Challenge: Extract exactly the lines from the top of the records through the line containing "19.0, 19.5, 20.0]", and keep pictures out of the copy.

(Rows from a dataset of charts and code)

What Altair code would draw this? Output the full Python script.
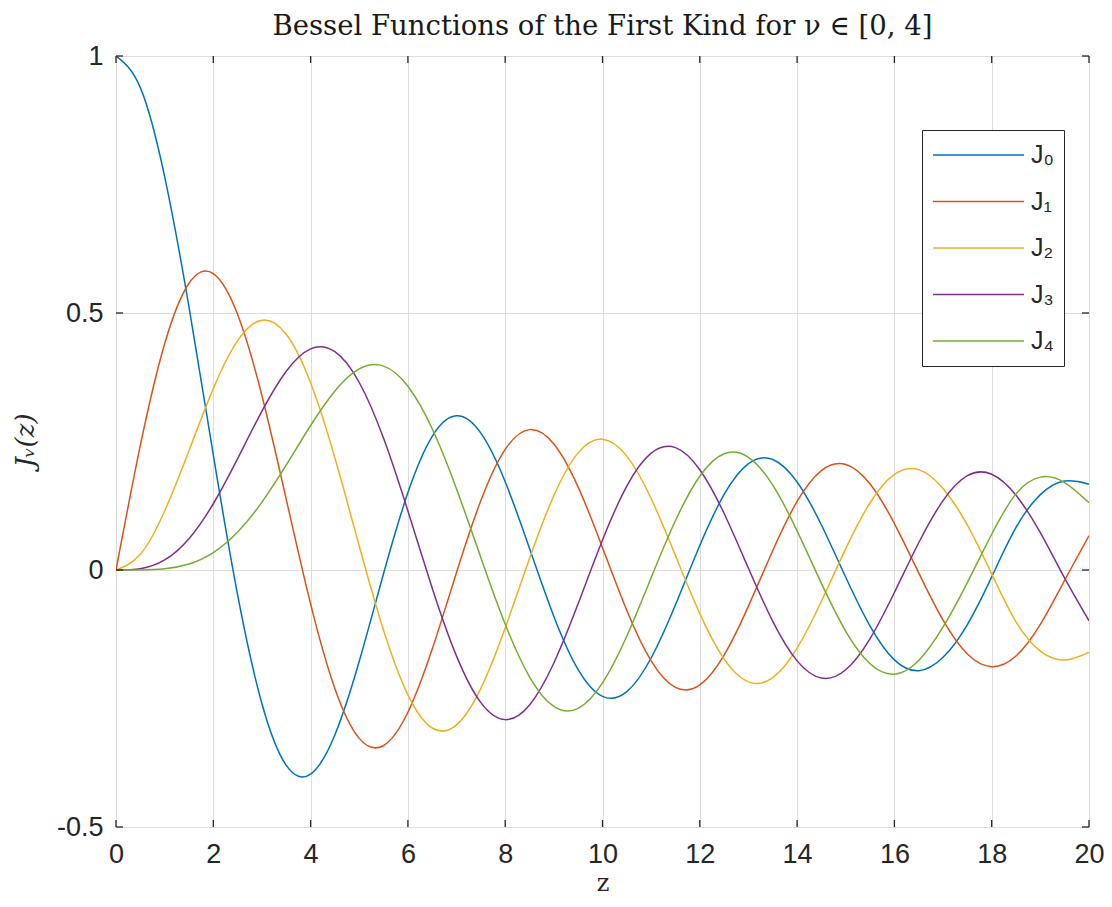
import altair as alt
import pandas as pd

z = [0.0, 0.5, 1.0, 1.5, 2.0, 2.5, 3.0, 3.5, 4.0, 4.5, 5.0, 5.5, 6.0, 6.5, 7.0, 7.5,
     8.0, 8.5, 9.0, 9.5, 10.0, 10.5, 11.0, 11.5, 12.0, 12.5, 13.0, 13.5, 14.0, 14.5,
     15.0, 15.5, 16.0, 16.5, 17.0, 17.5, 18.0, 18.5, 19.0, 19.5, 20.0]

j0 = [1.0, 0.9385, 0.7652, 0.5118, 0.2239, -0.0484, -0.2601, -0.3801, -0.3971, -0.3205,
      -0.1776, -0.0068, 0.1506, 0.2601, 0.3001, 0.2663, 0.1717, 0.0419, -0.0903, -0.1939,
      -0.2459, -0.2366, -0.1712, -0.0677, 0.0477, 0.1469, 0.2069, 0.2150, 0.1711, 0.0875,
      -0.0142, -0.1092, -0.1749, -0.1960, -0.1699, -0.1061, -0.0134, 0.0828, 0.1466, 0.1730, 0.1670]
j1 = [0.0, 0.2423, 0.4401, 0.5579, 0.5767, 0.4971, 0.3391, 0.1374, -0.0660, -0.2311,
      -0.3276, -0.3414, -0.2767, -0.1538, -0.0047, 0.1352, 0.2346, 0.2731, 0.2453, 0.1613,
      0.0435, -0.0789, -0.1768, -0.2284, -0.2234, -0.1655, -0.0703, 0.0380, 0.1334, 0.1934,
      0.2051, 0.1672, 0.0904, -0.0057, -0.0977, -0.1636, -0.1880, -0.1672, -0.1057, -0.0199, 0.0668]
j2 = [0.0, 0.0306, 0.1149, 0.2321, 0.3528, 0.4461, 0.4861, 0.4586, 0.3641, 0.2178,
      0.0466, -0.1173, -0.2429, -0.3074, -0.3014, -0.2303, -0.1130, 0.0223, 0.1448, 0.2279,
      0.2546, 0.2216, 0.1390, 0.0280, -0.0849, -0.1734, -0.2177, -0.2094, -0.1520, -0.0609,
      0.0416, 0.1308, 0.1862, 0.1953, 0.1584, 0.0874, -0.0075, -0.1009, -0.1578, -0.1750, -0.1603]
j3 = [0.0, 0.0026, 0.0196, 0.0610, 0.1289, 0.2167, 0.3091, 0.3868, 0.4302, 0.4247,
      0.3648, 0.2561, 0.1148, -0.0354, -0.1676, -0.2581, -0.2911, -0.2626, -0.1809, -0.0653,
      0.0584, 0.1633, 0.2273, 0.2381, 0.1951, 0.1100, 0.0033, -0.1000, -0.1768, -0.2102,
      -0.1940, -0.1334, -0.0438, 0.0530, 0.1350, 0.1836, 0.1863, 0.1454, 0.0725, -0.0160, -0.0989]
j4 = [0.0, 0.0002, 0.0025, 0.0118, 0.0340, 0.0738, 0.1320, 0.2044, 0.2811, 0.3484,
      0.3912, 0.3967, 0.3576, 0.2747, 0.1578, 0.0239, -0.1054, -0.2077, -0.2655, -0.2691,
      -0.2196, -0.1283, -0.0150, 0.0962, 0.1825, 0.2262, 0.2192, 0.1650, 0.0762, -0.0261,
      -0.1192, -0.1824, -0.2026, -0.1760, -0.1108, -0.0244, 0.0696, 0.1481, 0.1807, 0.1701, 0.1307]

names = ["J₀", "J₁", "J₂", "J₃", "J₄"]
colors = ["#0072BD", "#D95319", "#EDB120", "#7E2F8E", "#77AC30"]
x_ticks = [0, 2, 4, 6, 8, 10, 12, 14, 16, 18, 20]
y_ticks = [-0.5, 0, 0.5, 1]

series = [j0, j1, j2, j3, j4]
rows = []
for name, vals in zip(names, series):
    for zi, v in zip(z, vals):
        rows.append({"z": zi, "J": v, "name": name})
df = pd.DataFrame(rows)

W, H = 973, 771
TICK = 7
INK = "#262626"

xscale = alt.Scale(domain=[0, 20], nice=False, zero=False)
yscale = alt.Scale(domain=[-0.5, 1], nice=False, zero=False)

lines = alt.Chart(df).mark_line(strokeWidth=1.5, interpolate="natural", clip=True).encode(
    x=alt.X("z:Q", scale=xscale,
            axis=alt.Axis(values=x_ticks, title="z", grid=True, ticks=False, domain=False,
                          labelFont="Liberation Sans", labelFontSize=27, labelColor=INK,
                          labelPadding=14, labelFlush=False,
                          titleFont="DejaVu Serif", titleFontSize=24, titleFontWeight="normal",
                          titleColor=INK, titleX=W / 2, titleY=56, titleBaseline="middle")),
    y=alt.Y("J:Q", scale=yscale,
            axis=alt.Axis(values=y_ticks, title="Jᵥ(z)", grid=True, ticks=False, domain=False,
                          labelExpr="datum.value + ''",
                          labelFont="Liberation Sans", labelFontSize=27, labelColor=INK,
                          labelPadding=13, labelFlush=False,
                          titleFont="DejaVu Serif", titleFontStyle="italic", titleFontSize=26,
                          titleFontWeight="normal", titleColor=INK,
                          titleX=-91, titleY=384, titleAlign="center", titleBaseline="middle")),
    color=alt.Color("name:N", scale=alt.Scale(domain=names, range=colors),
                    legend=alt.Legend(title=None, orient="none", legendX=806, legendY=74,
                                      symbolType="stroke", symbolSize=8281, symbolStrokeWidth=1.5,
                                      clipHeight=30, rowPadding=16.5, padding=10,
                                      labelOffset=6, labelFont="Liberation Sans", labelFontSize=25,
                                      labelColor=INK, strokeColor=INK, fillColor="white")),
)

xt = pd.DataFrame({"t": x_ticks})
yt = pd.DataFrame({"t": y_ticks})

tick_style = dict(color=INK, strokeWidth=1.3)
x_bottom = alt.Chart(xt).mark_rule(**tick_style).encode(
    x=alt.X("t:Q", scale=xscale), y=alt.value(H), y2=alt.value(H - TICK))
x_top = alt.Chart(xt).mark_rule(**tick_style).encode(
    x=alt.X("t:Q", scale=xscale), y=alt.value(0), y2=alt.value(TICK))
y_left = alt.Chart(yt).mark_rule(**tick_style).encode(
    y=alt.Y("t:Q", scale=yscale), x=alt.value(0), x2=alt.value(TICK))
y_right = alt.Chart(yt).mark_rule(**tick_style).encode(
    y=alt.Y("t:Q", scale=yscale), x=alt.value(W), x2=alt.value(W - TICK))

chart = alt.layer(lines, x_bottom, x_top, y_left, y_right).properties(
    width=W, height=H,
    title=alt.TitleParams("Bessel Functions of the First Kind for ν ∈ [0, 4]",
                          font="DejaVu Serif", fontSize=27.5, fontWeight="normal",
                          color="#1a1a1a", anchor="middle", frame="group", offset=2),
    autosize=alt.AutoSizeParams(type="none"),
    padding={"left": 108, "top": 48, "right": 15, "bottom": 72},
).configure_view(stroke=INK, strokeWidth=1.5).configure_axis(
    gridColor="#dcdcdc", gridWidth=1, gridOpacity=1
).configure(background="white")

chart.save("out.html", embed_options={"renderer": "svg", "actions": False})
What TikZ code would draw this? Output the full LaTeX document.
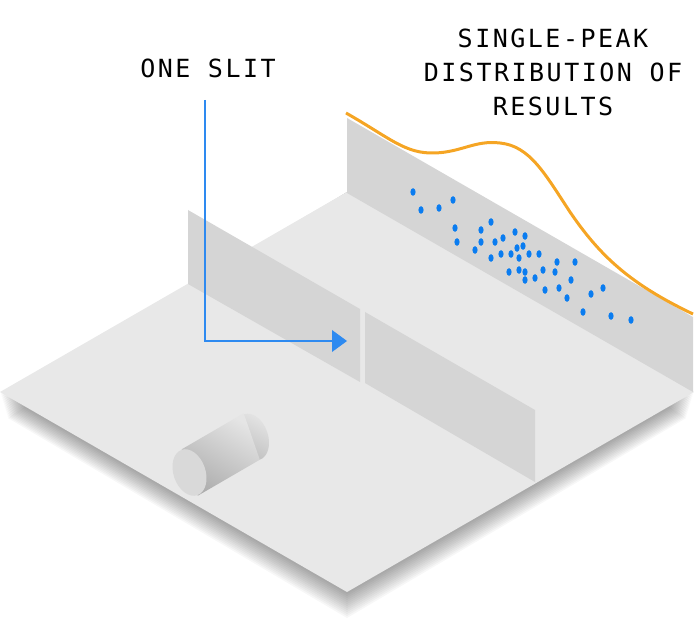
\documentclass[tikz,border=0pt]{standalone}
\usepackage{fontspec}
\newfontfamily\labfont[LetterSpace=10]{DejaVu Sans Mono}
\begin{document}
\begin{tikzpicture}[x=1pt,y=1pt,
  floorc/.style={fill=floorgray},
  screen/.style={fill=screengray},
  dot/.style={fill=dotblue,draw=none},
  lab/.style={font=\labfont\fontsize{25}{34}\selectfont,align=center,text=black}]
\definecolor{floorgray}{HTML}{E8E8E8}
\definecolor{screengray}{HTML}{D5D5D5}
\definecolor{dotblue}{HTML}{0A7CF0}
\definecolor{arrowblue}{HTML}{2E8AF0}
\definecolor{orangec}{HTML}{F5A524}
\useasboundingbox (0,0) rectangle (700,624);
% shadow
\foreach \k in {2,4,...,26}{
  \fill[black,opacity=0.03] ({\k*0.3},{232-\k}) -- (347,{32-\k}) -- ({694-\k*0.3},{232-\k}) -- (347,432) -- cycle;
}
% floor
\fill[floorc] (0,232) -- (347,32) -- (694,232) -- (347,432) -- cycle;
% back screen
\fill[screen] (347,431) -- (693,232) -- (693,307) -- (347,506) -- cycle;
% orange curve
\draw[orangec,line width=3pt] (346,511) .. controls (390,486) and (405,470) .. (435,471)
  .. controls (462,472) and (475,484) .. (500,481)
  .. controls (530,478) and (545,450) .. (570,412)
  .. controls (600,368) and (630,340) .. (693,310);
% dots
\foreach \x/\y in {413/192,421/210,439/208,453/200,455/228,457/242,481/230,491/222,481/242,475/250,495/242,503/238,515/232,525/236,491/258,501/254,511/254,517/248,523/246,519/258,529/254,539/254,509/272,519/270,525/272,525/280,535/278,543/270,555/272,557/262,575/262,571/280,545/290,559/288,567/298,591/294,603/288,583/312,611/316,631/320}
  \fill[dot] (\x,{624-\y}) ellipse (2.6 and 3.8);
% slit screens
\fill[screen] (188,414) -- (360,315) -- (360,242) -- (188,340) -- cycle;
\fill[screen] (365,312) -- (535,214) -- (535,142) -- (365,241) -- cycle;
% arrow
\coordinate (a0) at (205,524);
\coordinate (a1) at (205,283);
\coordinate (a2) at (333,283);
\draw[arrowblue,line width=1.6pt] (a0) -- (a1) -- (a2);
\fill[arrowblue] (332,294) -- (347,283) -- (332,272) -- cycle;
% cylinder
\shade[top color=black!10,bottom color=black!26,shading angle=-30] (252,187) ellipse[x radius=24,y radius=16,rotate=-71];
\shade[top color=black!10,bottom color=black!32,shading angle=-30] (181.7,174.7) -- (243.7,210.7) -- (259.8,164.3) -- (197.8,128.3) -- cycle;
\fill[black!15] (189.5,151.5) ellipse[x radius=24,y radius=16,rotate=-71];
% labels
\node[lab] (l1) at (208,556) {ONE SLIT};
\node[lab] (l2) at (553,552) {SINGLE-PEAK\\DISTRIBUTION OF\\RESULTS};
\end{tikzpicture}
\end{document}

Task solution:
What Altair code would draw this? Output the full Python script.
import altair as alt
import pandas as pd

z = [0.0, 0.5, 1.0, 1.5, 2.0, 2.5, 3.0, 3.5, 4.0, 4.5, 5.0, 5.5, 6.0, 6.5, 7.0, 7.5,
     8.0, 8.5, 9.0, 9.5, 10.0, 10.5, 11.0, 11.5, 12.0, 12.5, 13.0, 13.5, 14.0, 14.5,
     15.0, 15.5, 16.0, 16.5, 17.0, 17.5, 18.0, 18.5, 19.0, 19.5, 20.0]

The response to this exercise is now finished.